An illuminating example of this is the confession of Luther in the Smalcald Articles, which forms a sort of theological last will and testament for Luther. Of special note is Article II, concerning the office and work of Christ, where Luther lays out the doctrine of justification by grace alone through faith alone. This teaching he calls the article upon which “stands all that we teach and practice” and if there is any concession on justification, “everything is lost…” (SA II.1.5). Immediately following this, Luther writes against the mass as the “greatest and most terrible abomination…” (SA II.2.1) because it contradicts the chief article concerning the work of Christ. The Roman form of worship (prayer) cannot be tolerated because it stands against the article on justification (belief). It makes the worship service about man’s sacrifice to God instead of God’s gift to mankind. The language that Luther consistently uses is that it makes the Divine Service a sacrifice (sacrificium) instead of a gift or sacrament (sacramentum). In this we see that justification and worship are one flesh and what God has joined, the papacy has sundered.

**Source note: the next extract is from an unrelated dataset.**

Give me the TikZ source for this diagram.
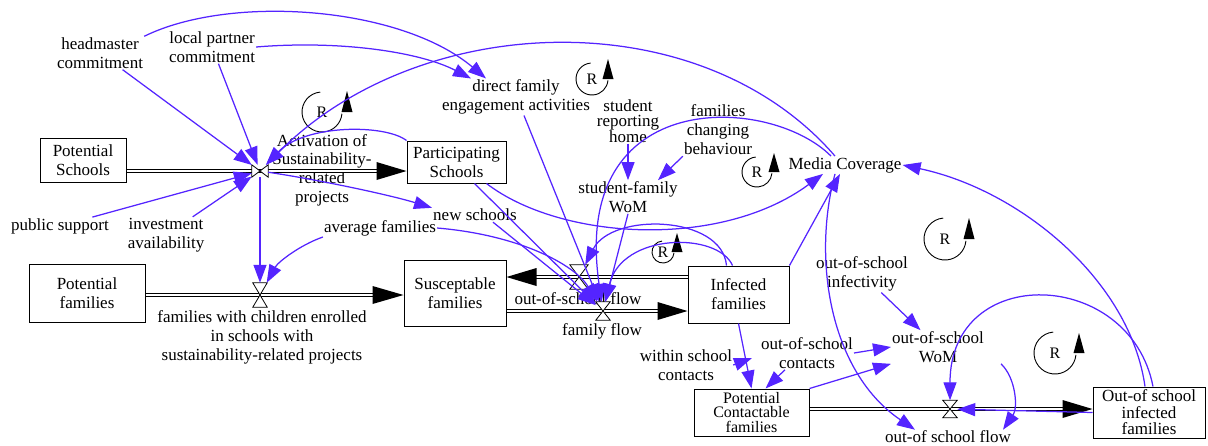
\documentclass[tikz,border=0pt]{standalone}
\usepackage{fontspec}
\setmainfont{Liberation Serif}
\usetikzlibrary{arrows.meta,calc}
\definecolor{lk}{RGB}{84,36,255}
\begin{document}
\begin{tikzpicture}[x=1pt,y=-1pt,
  every node/.style={font=\fontsize{17}{19}\selectfont, align=center, inner sep=1pt},
  stock/.style={draw, line width=1pt, inner sep=0pt},
  link/.style={draw=lk, line width=1.25pt, -{Triangle[length=18pt,width=13pt]}},
  pipe/.style={double, double distance=2.6pt, line width=0.9pt},
  valvebox/.style={inner sep=0pt},
  valveshape/.style={fill=white, line width=0.8pt},
  loopc/.style={line width=0.9pt}
]
\useasboundingbox (0,0) rectangle (1208,445);

% stocks
\node[stock, minimum width=86pt, minimum height=44pt] (PS) at (83,160) {Potential\\Schools};
\node[stock, minimum width=99pt, minimum height=42pt] (PartS) at (456.5,162) {Participating\\Schools};
\node[stock, minimum width=116pt, minimum height=58pt] (PF) at (87,293) {Potential\\families};
\node[stock, minimum width=102pt, minimum height=66pt] (SF) at (455,293) {Susceptable\\families};
\node[stock, minimum width=101pt, minimum height=57pt] (IF) at (738.5,294.5) {Infected\\families};
\node[stock, minimum width=115pt, minimum height=47pt, font=\fontsize{16}{14.5}\selectfont] (PCF) at (751.5,412.5) {Potential\\Contactable\\families};
\node[stock, minimum width=112pt, minimum height=51pt, font=\fontsize{17}{16.5}\selectfont] (OSI) at (1149,412.5) {Out-of school\\infected\\families};

% variables
\node (hm) at (100,53) {headmaster\\commitment};
\node (lp) at (212,47) {local partner\\commitment};
\node (pub) at (60,226) {public support};
\node (inv) at (166,235) {investment\\availability};
\node[font=\fontsize{17}{18.7}\selectfont] (act) at (322,170) {Activation of\\Sustainability-\\related\\projects};
\node (dfe) at (516,97) {direct family\\engagement activities};
\node[font=\fontsize{17}{15.5}\selectfont] (srh) at (628,121) {student\\reporting\\home};
\node (fcb) at (718,130) {families\\changing\\behaviour};
\node (sfw) at (628,197) {student-family\\WoM};
\node (mc) at (845,165) {Media Coverage};
\node (ns) at (475,215) {new schools};
\node (avg) at (380,228) {average families};
\node (fwc) at (262,337) {families with children enrolled\\in schools with\\sustainability-related projects};
\node (osfl) at (578,299) {out-of-school flow};
\node (ffl) at (602,331) {family flow};
\node (wsc) at (686,365) {within school\\contacts};
\node (osc) at (807,353) {out-of-school\\contacts};
\node (osinf) at (862,274) {out-of-school\\infectivity};
\node (osw) at (938,347) {out-of-school\\WoM};
\node (osf2) at (948,437) {out-of school flow};
\coordinate (wsct) at (752,358);

% valves (placeholders)
\node[valvebox, minimum width=16pt, minimum height=12pt] (a1) at (260,171) {};
\node[valvebox, minimum width=14pt, minimum height=24pt] (f1) at (260,295) {};
\node[valvebox, minimum width=18pt, minimum height=24pt] (v2) at (579,277) {};
\node[valvebox, minimum width=14pt, minimum height=18pt] (v3) at (603,311) {};
\node[valvebox, minimum width=14pt, minimum height=17pt] (v4) at (950,409) {};

% pipes
\draw[pipe] (PS.east |- a1) -- (a1.center);
\draw[pipe] (a1.center) -- ($(PartS.west |- a1)+(-28,0)$);
\fill ($(PartS.west |- a1)+(-30,-9)$) -- (PartS.west |- a1) -- ($(PartS.west |- a1)+(-30,9)$) -- cycle;

\draw[pipe] (PF.east |- f1) -- (f1.center);
\draw[pipe] (f1.center) -- ($(SF.west |- f1)+(-28,0)$);
\fill ($(SF.west |- f1)+(-31,-9)$) -- (SF.west |- f1) -- ($(SF.west |- f1)+(-31,9)$) -- cycle;

\draw[pipe] (IF.west |- v2) -- (v2.center);
\draw[pipe] (v2.center) -- ($(SF.east |- v2)+(28,0)$);
\fill ($(SF.east |- v2)+(30,-9)$) -- (SF.east |- v2) -- ($(SF.east |- v2)+(30,9)$) -- cycle;

\draw[pipe] (SF.east |- v3) -- (v3.center);
\draw[pipe] (v3.center) -- ($(IF.west |- v3)+(-28,0)$);
\fill ($(IF.west |- v3)+(-30,-9)$) -- (IF.west |- v3) -- ($(IF.west |- v3)+(-30,9)$) -- cycle;

\draw[pipe] (PCF.east |- v4) -- (v4.center);
\draw[pipe] (v4.center) -- ($(OSI.west |- v4)+(-28,0)$);
\fill ($(OSI.west |- v4)+(-30,-9)$) -- (OSI.west |- v4) -- ($(OSI.west |- v4)+(-30,9)$) -- cycle;

% valve shapes
\draw[valveshape] (a1.north west) -- (a1.south west) -- (a1.north east) -- (a1.south east) -- cycle;
\foreach \v in {f1,v2,v3,v4}{
  \draw[valveshape] (\v.north west) -- (\v.north east) -- (\v.south west) -- (\v.south east) -- cycle;
}

% loop markers
\foreach \cx/\cy/\r/\ax/\at in {322/112/20/347/91, 592/79/16/608/59, 757/172/15/774/153, 663/252/11/677/233, 945/239/21/969/218, 1055/353/21/1079/333}{
  \draw[loopc] (\cx,\cy) ++(265:\r) arc[start angle=265, end angle=5, radius=\r];
  \fill (\ax-5.5,\cy) -- (\ax,\at) -- (\ax+5.5,\cy) -- cycle;
  \node[font=\fontsize{16}{16}\selectfont, inner sep=0pt] at (\cx,\cy) {R};
}

% links into activation valve
\draw[link] (hm) -- (a1);
\draw[link] (lp) -- (a1);
\draw[link] (pub) -- (a1);
\draw[link] (inv) -- (a1);
\draw[link] ([xshift=-10pt]mc.north) .. controls (700,0) and (420,10) .. (a1);
\draw[link] (PartS.north west) .. controls (385,124) and (305,124) .. (a1);

% links to direct family engagement
\draw[link] (hm.north east) .. controls (230,-6) and (400,6) .. ([xshift=-30pt]dfe.north);
\draw[link] (lp.east) .. controls (340,40) and (420,52) .. ([xshift=-45pt]dfe.north);

% activation outputs
\draw[link] (a1) .. controls (320,180) and (390,195) .. (ns.north west);
\draw[link] (a1) -- (f1);
\draw[link] (avg.south west) .. controls (300,245) and (278,262) .. (f1);

% into family flow
\draw[link] ([xshift=18pt]ns.south) -- (v3);
\draw[link] ([xshift=18pt]PartS.south) -- (v3);
\draw[link] (avg.east) .. controls (520,235) and (575,265) .. (v3);
\draw[link] ([xshift=8pt]dfe.south) -- (v3);
\draw[link] (sfw.south) -- (v3);
\draw[link] ([xshift=-14pt]mc.north) .. controls (770,95) and (570,85) .. (v3);
\draw[link] ([xshift=-12pt]IF.north) .. controls (722,215) and (612,212) .. (v2);
\draw[link] ([xshift=-6pt]IF.north) .. controls (718,232) and (622,232) .. (v3);

% student-family WoM
\draw[link] (srh) -- (sfw);
\draw[link] (fcb.south west) -- ([xshift=30pt]sfw.north);

% media coverage
\draw[link] ([xshift=30pt]PartS.south) .. controls (560,240) and (720,250) .. ([xshift=-22pt]mc.south);
\draw[link] (IF.north east) -- ([xshift=-5pt]mc.south);
\draw[link] ([xshift=-10pt]mc.south) .. controls (812,260) and (830,372) .. ([xshift=-33pt]osf2.north);
\draw[link] ([xshift=-4pt]OSI.north) .. controls (1130,280) and (1020,190) .. (mc.east);

% out-of-school part
\draw[link] ([xshift=4pt]OSI.north) .. controls (1130,268) and (950,262) .. (v4);
\draw[link] (OSI.west) -- (v4);
\draw[link] ([xshift=16pt]osw.south east) .. controls (1016,378) and (1018,408) .. ([xshift=55pt]osf2.north);
\draw[link] (osinf) -- (osw);
\draw[link] (osc.east) -- (osw.west);
\draw[link] (PCF.north east) -- (osw.south west);
\draw[link] ([xshift=-22pt]osc.south) -- ([xshift=14pt]PCF.north);
\draw[link] (IF.south) -- (PCF.north);
\draw[link] (wsc.east) -- (wsct);
\end{tikzpicture}
\end{document}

This sundering of the relationship between justification and worship tends to be the single greatest error when we gather to discuss or reform worship. For Luther, worship is not chiefly about us but “for us.” It is the space and time where God is calling, gathering, enlightening, and sanctifying his people through the gospel (SC II.3). Worship is for receiving the goods of the gospel, for reading, hearing, and chewing on the word of God. It is to “put aside the work you do // so that God may work in you” (LSB 581, stanza 4). The article on justification is not simply the most important article, it is the basis and boundary of the church’s theological reflection, its faith and practice. It ought to norm not only what we confess, but how we worship. In light of this, the questions of history, modernity, tradition, unity, relevance, and catholicity are all secondary to the question of the gospel. Is Christ being delivered, is Christ the center, are his gifts being received, and is he alone being glorified?

Many modern liturgical reforms – whether they seek to make worship more modern or more ancient – fail to seriously consider these questions. Between reverence and relevance, traditional and contemporary, awe and entertainment, the ability to rightly judge worship has largely been lost. Sasse concludes by noting that Luther was such a great reformer of the liturgy because he possessed the measure on which it could be judged, namely, “the holy Gospel, the saving message of the justification of the sinner by faith alone… on this article depends not only our salvation, but also the church and the liturgy of the true church.” As such, for Sasse all our work in the liturgy ought to begin and end with the prayer of Luther, “Lord keep us steadfast in your Word.”